Below is a listing to transcribe in full and exactly; keep the pictures out.

=== DATA SECTION ===
####################

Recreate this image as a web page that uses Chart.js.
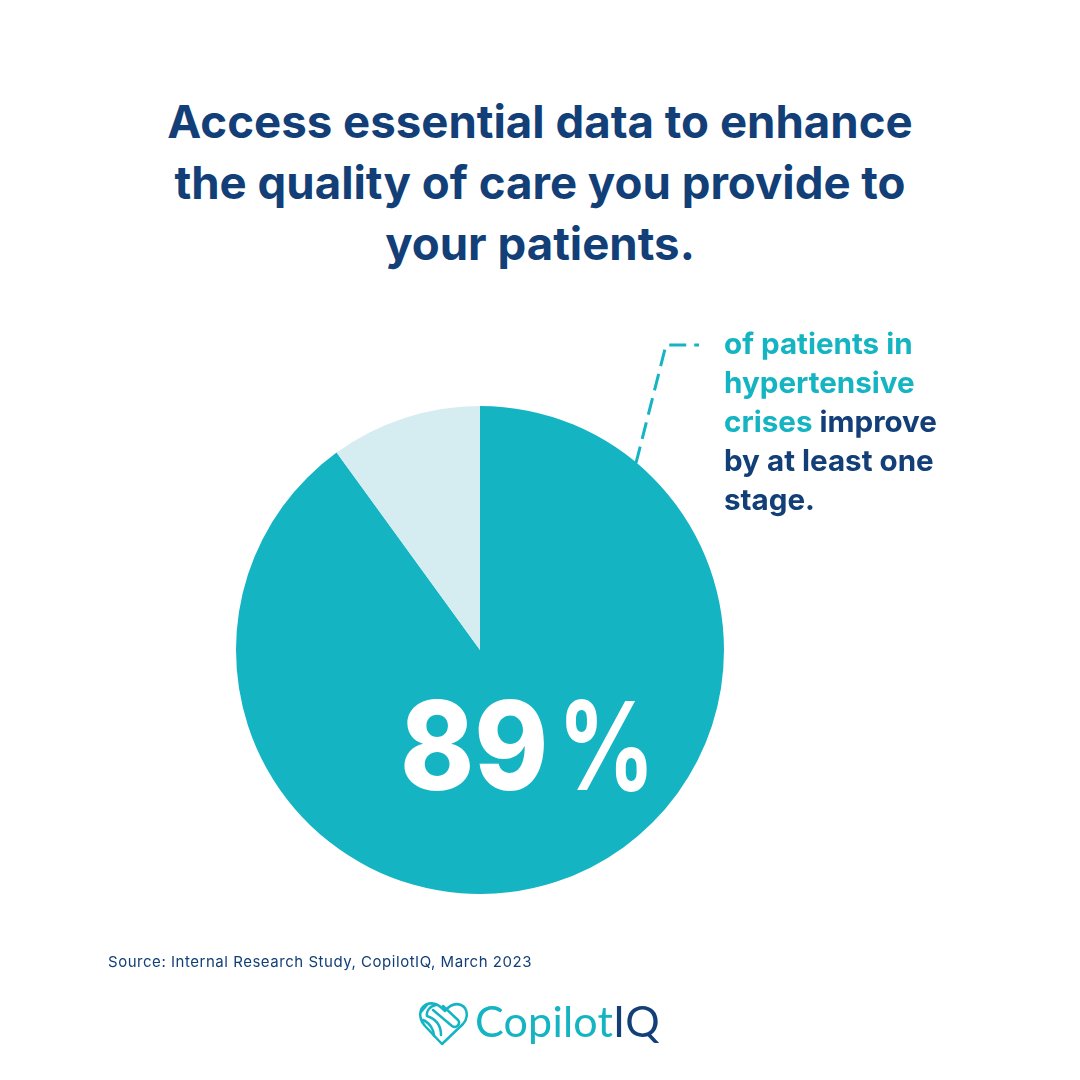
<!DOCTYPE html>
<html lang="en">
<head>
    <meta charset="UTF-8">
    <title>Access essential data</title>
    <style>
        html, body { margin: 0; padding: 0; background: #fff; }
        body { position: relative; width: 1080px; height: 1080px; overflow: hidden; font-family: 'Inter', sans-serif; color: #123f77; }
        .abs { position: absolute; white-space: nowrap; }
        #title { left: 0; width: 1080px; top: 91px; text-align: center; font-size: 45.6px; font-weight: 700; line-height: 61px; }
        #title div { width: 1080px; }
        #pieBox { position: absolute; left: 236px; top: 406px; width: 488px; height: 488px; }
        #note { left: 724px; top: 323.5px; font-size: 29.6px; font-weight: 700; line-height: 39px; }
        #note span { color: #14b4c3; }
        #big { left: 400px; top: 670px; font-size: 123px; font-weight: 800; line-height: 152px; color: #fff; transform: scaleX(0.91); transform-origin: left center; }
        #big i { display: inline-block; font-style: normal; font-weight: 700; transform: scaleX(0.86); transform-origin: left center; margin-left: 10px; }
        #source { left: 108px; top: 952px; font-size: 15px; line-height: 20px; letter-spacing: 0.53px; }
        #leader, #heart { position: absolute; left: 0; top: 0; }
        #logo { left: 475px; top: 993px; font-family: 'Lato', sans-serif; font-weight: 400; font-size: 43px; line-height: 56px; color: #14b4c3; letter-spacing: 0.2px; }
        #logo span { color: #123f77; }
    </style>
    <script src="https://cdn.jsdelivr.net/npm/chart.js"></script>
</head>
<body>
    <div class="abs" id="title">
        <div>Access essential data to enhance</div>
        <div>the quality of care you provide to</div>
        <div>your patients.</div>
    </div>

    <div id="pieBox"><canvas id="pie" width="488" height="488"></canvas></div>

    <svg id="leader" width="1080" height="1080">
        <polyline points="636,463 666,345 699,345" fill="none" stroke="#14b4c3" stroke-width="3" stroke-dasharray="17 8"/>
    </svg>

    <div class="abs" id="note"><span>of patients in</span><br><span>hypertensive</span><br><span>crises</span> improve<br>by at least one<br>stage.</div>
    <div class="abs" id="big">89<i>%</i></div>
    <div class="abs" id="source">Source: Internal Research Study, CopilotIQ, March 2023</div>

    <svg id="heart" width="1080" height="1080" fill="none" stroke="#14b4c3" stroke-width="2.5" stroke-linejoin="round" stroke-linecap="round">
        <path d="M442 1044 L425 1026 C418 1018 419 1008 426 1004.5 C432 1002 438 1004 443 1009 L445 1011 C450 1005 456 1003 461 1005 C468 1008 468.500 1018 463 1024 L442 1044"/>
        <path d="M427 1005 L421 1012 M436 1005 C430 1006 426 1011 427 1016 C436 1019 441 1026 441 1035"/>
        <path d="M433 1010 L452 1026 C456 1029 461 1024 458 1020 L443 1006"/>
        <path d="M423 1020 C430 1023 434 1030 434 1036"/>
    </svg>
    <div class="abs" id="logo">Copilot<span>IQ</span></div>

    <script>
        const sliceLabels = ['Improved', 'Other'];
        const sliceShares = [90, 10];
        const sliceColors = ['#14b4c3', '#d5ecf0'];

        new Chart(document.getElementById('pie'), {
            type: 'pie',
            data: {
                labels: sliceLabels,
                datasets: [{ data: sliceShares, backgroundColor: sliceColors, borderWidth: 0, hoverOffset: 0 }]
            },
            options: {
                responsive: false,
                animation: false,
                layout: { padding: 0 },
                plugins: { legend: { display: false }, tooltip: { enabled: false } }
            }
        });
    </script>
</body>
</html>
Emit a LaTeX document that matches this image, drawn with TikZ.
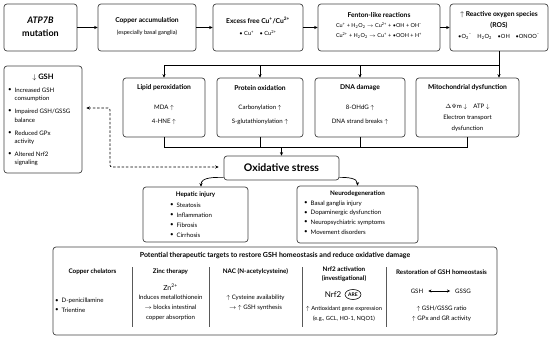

####################

=== WRITTEN ANSWER ===
Recreate this image as a web page that uses Chart.js.
<!DOCTYPE html>
<html lang="en">
<head>
    <meta charset="UTF-8">
    <title>Access essential data</title>
    <style>
        html, body { margin: 0; padding: 0; background: #fff; }
        body { position: relative; width: 1080px; height: 1080px; overflow: hidden; font-family: 'Inter', sans-serif; color: #123f77; }
        .abs { position: absolute; white-space: nowrap; }
        #title { left: 0; width: 1080px; top: 91px; text-align: center; font-size: 45.6px; font-weight: 700; line-height: 61px; }
        #title div { width: 1080px; }
        #pieBox { position: absolute; left: 236px; top: 406px; width: 488px; height: 488px; }
        #note { left: 724px; top: 323.5px; font-size: 29.6px; font-weight: 700; line-height: 39px; }
        #note span { color: #14b4c3; }
        #big { left: 400px; top: 670px; font-size: 123px; font-weight: 800; line-height: 152px; color: #fff; transform: scaleX(0.91); transform-origin: left center; }
        #big i { display: inline-block; font-style: normal; font-weight: 700; transform: scaleX(0.86); transform-origin: left center; margin-left: 10px; }
        #source { left: 108px; top: 952px; font-size: 15px; line-height: 20px; letter-spacing: 0.53px; }
        #leader, #heart { position: absolute; left: 0; top: 0; }
        #logo { left: 475px; top: 993px; font-family: 'Lato', sans-serif; font-weight: 400; font-size: 43px; line-height: 56px; color: #14b4c3; letter-spacing: 0.2px; }
        #logo span { color: #123f77; }
    </style>
    <script src="https://cdn.jsdelivr.net/npm/chart.js"></script>
</head>
<body>
    <div class="abs" id="title">
        <div>Access essential data to enhance</div>
        <div>the quality of care you provide to</div>
        <div>your patients.</div>
    </div>

    <div id="pieBox"><canvas id="pie" width="488" height="488"></canvas></div>

    <svg id="leader" width="1080" height="1080">
        <polyline points="636,463 666,345 699,345" fill="none" stroke="#14b4c3" stroke-width="3" stroke-dasharray="17 8"/>
    </svg>

    <div class="abs" id="note"><span>of patients in</span><br><span>hypertensive</span><br><span>crises</span> improve<br>by at least one<br>stage.</div>
    <div class="abs" id="big">89<i>%</i></div>
    <div class="abs" id="source">Source: Internal Research Study, CopilotIQ, March 2023</div>

    <svg id="heart" width="1080" height="1080" fill="none" stroke="#14b4c3" stroke-width="2.5" stroke-linejoin="round" stroke-linecap="round">
        <path d="M442 1044 L425 1026 C418 1018 419 1008 426 1004.5 C432 1002 438 1004 443 1009 L445 1011 C450 1005 456 1003 461 1005 C468 1008 468.500 1018 463 1024 L442 1044"/>
        <path d="M427 1005 L421 1012 M436 1005 C430 1006 426 1011 427 1016 C436 1019 441 1026 441 1035"/>
        <path d="M433 1010 L452 1026 C456 1029 461 1024 458 1020 L443 1006"/>
        <path d="M423 1020 C430 1023 434 1030 434 1036"/>
    </svg>
    <div class="abs" id="logo">Copilot<span>IQ</span></div>

    <script>
        const sliceLabels = ['Improved', 'Other'];
        const sliceShares = [90, 10];
        const sliceColors = ['#14b4c3', '#d5ecf0'];

        new Chart(document.getElementById('pie'), {
            type: 'pie',
            data: {
                labels: sliceLabels,
                datasets: [{ data: sliceShares, backgroundColor: sliceColors, borderWidth: 0, hoverOffset: 0 }]
            },
            options: {
                responsive: false,
                animation: false,
                layout: { padding: 0 },
                plugins: { legend: { display: false }, tooltip: { enabled: false } }
            }
        });
    </script>
</body>
</html>
Emit a LaTeX document that matches this image, drawn with TikZ.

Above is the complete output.